LBM study of ice nucleation induced by the collapse of cavitation bubbles

•pressure-dependent ice nucleation is integrated into thermal lattice Boltzmann Method.•vapour-liquid coexistence curve is extended to temperatures lower than 42% of its critical point.•Ice formation and evolution after bubble collapse are studied.•Complete freezing requires a large initial supercooling degree for spherical bubble collapse. In this study, we extended the conventional lattice Boltzmann method (LBM) to numerically examine ice nucleation induced by the collapse of a cavitation bubble.

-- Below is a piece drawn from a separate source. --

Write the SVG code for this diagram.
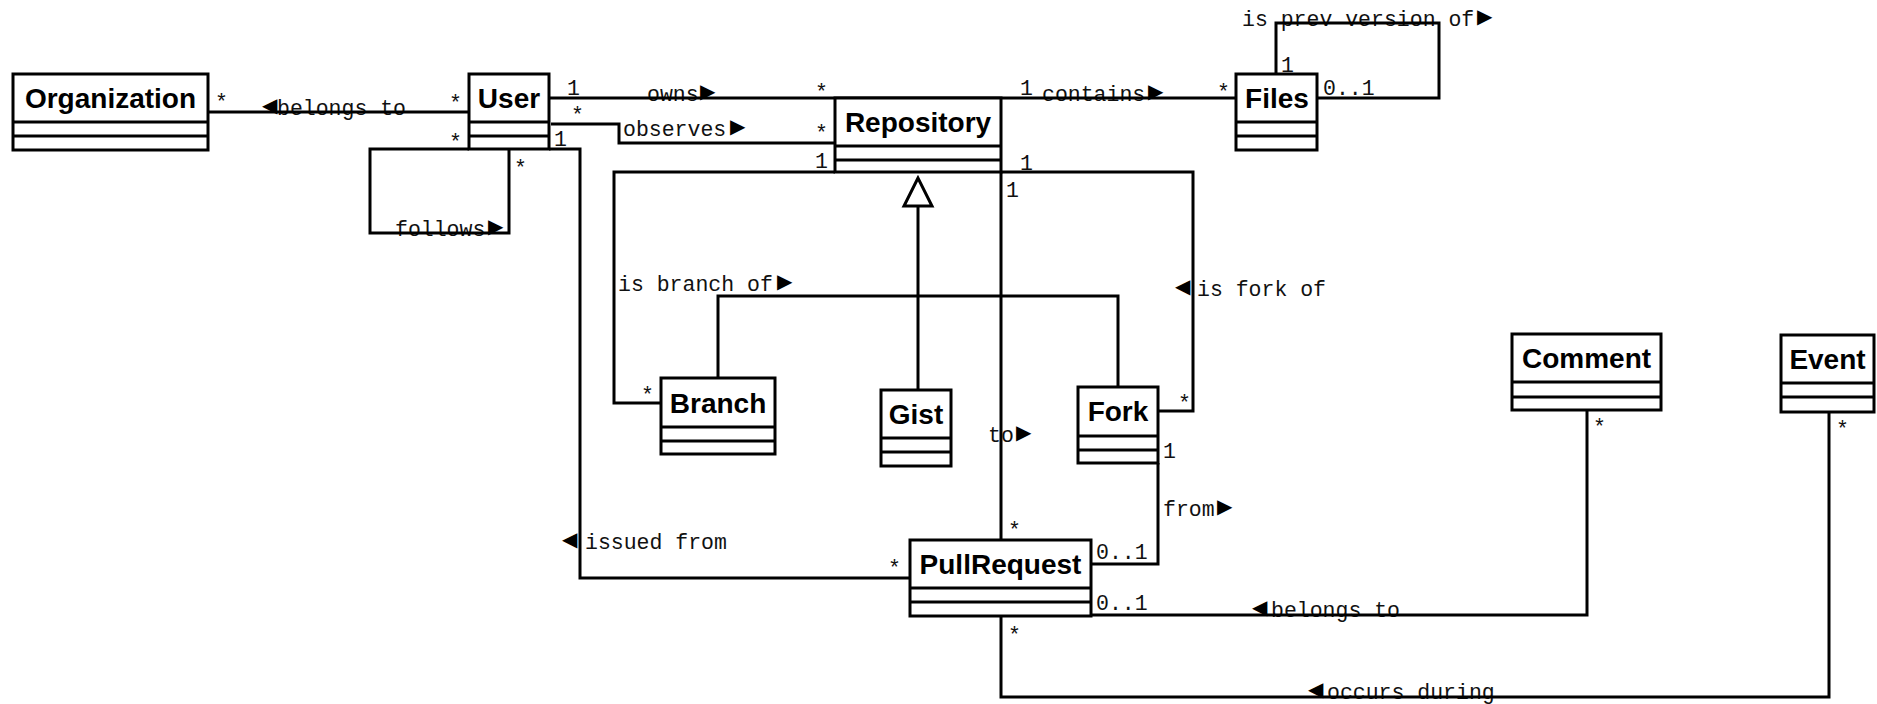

Specifically, a pseudo-potential multi-relaxation-time lattice Boltzmann method (MRT-LBM) coupled with a thermal LBM and a criterion for pressure-dependent ice nucleation onset was developed to investigate the cavitation bubble dynamics including growth and collapse, and the subsequently induced ice nucleation. Using the present model, the water vapour-liquid coexistence curve was extended to temperatures lower than 42% of its critical point, excellently matching the Maxwell construction curve. Two practical application scenarios of ice nucleation were investigated: I, near a solid boundary and II, within a pressurised space. Effects of key system parameters including the stand-off distance (λ), differential pressure (Δp) and initial bubble size (R0) on the maximum collapse pressure (pmax) were examined. The results show that under the same conditions, a much higher pmax is generated in scenario II than that in scenario I, thus more readily initialises ice nucleation. After initialisation, part of the initially formed ice melts when the local temperature exceeds the ice melting temperature due to the rapid dissipation of pressure wave. To ensure the complete freezing of water, a large initial supercooling is required for scenario II.